Je crois que c’est à cette occasion que mon père me raconta une autre belle histoire qui avait rapport aussi à l’intelligence ou à l’instinct des chevaux. Une belle jument avait été vendue pour… qu’importe la raison ! Elle avait quitté la ferme pour un autre village. Un an après, alors qu’elle était grosse, elle avait déserté la maison de son nouveau maître pour revenir chez son ancien propriétaire et faire là son poulain. Cela se passait à Tavaux dans une vieille ferme près de la gare…

        

 Revenons à mes dix ans et à mes chevaux : le sujet me semble inépuisable.

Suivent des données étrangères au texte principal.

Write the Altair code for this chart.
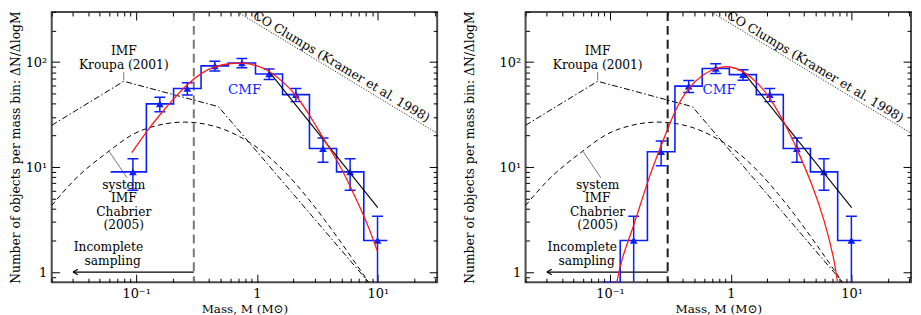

Très souvent il fallait s’occuper de leurs blessures. Ils portaient tous des colliers bourrés de crin faits sur mesure, mais pendant les grandes chaleurs, et aux endroits de frottements, en particulier aux épaules, il se produisait des plaies mettant la chair à nu. Il fallait plusieurs fois par jour y mettre des pommades.

        

Dans le courant de l’été, on badigeonnait les chevaux au « chasse-mouches », liquide marron huileux qui sentait très mauvais, mais qui les préservait un peu des piqûres des mouches et surtout des taons que nous appelions alors des « tavins ». J’ai connu un homme au village qui mangeait les têtes de ces grosses mouches en disant que c’était très bon et que ça donnait des forces.

         Ma sœur Geneviève, du haut de ses  huit ans nous voyait badigeonner les chevaux avec ce liquide marron qu’elle devait prendre pour de la peinture. Un jour qu’elle était seule dans la cour, elle prit le pinceau trempant dans cette mixture et peignit avec application un beau baromètre thermomètre monté sur du bois verni clair. Elle croyait bien faire en le peignant avec le chasse-mouches. Elle avait dû aussi s’exercer sur la porte de la grange à défaut de pouvoir badigeonner les chevaux. Elle fut surprise de recevoir bien des reproches alors qu’elle attendait des compliments. Aujourd’hui elle peint encore sur bois et fait de la pyrogravure mais c’est une autre histoire.

        

Je pourrais encore vous raconter bien d’autres histoires de chevaux, mais je préfère les regrouper toutes, dans un prochain chapitre où j’évoquerai tous les chevaux de mon enfance.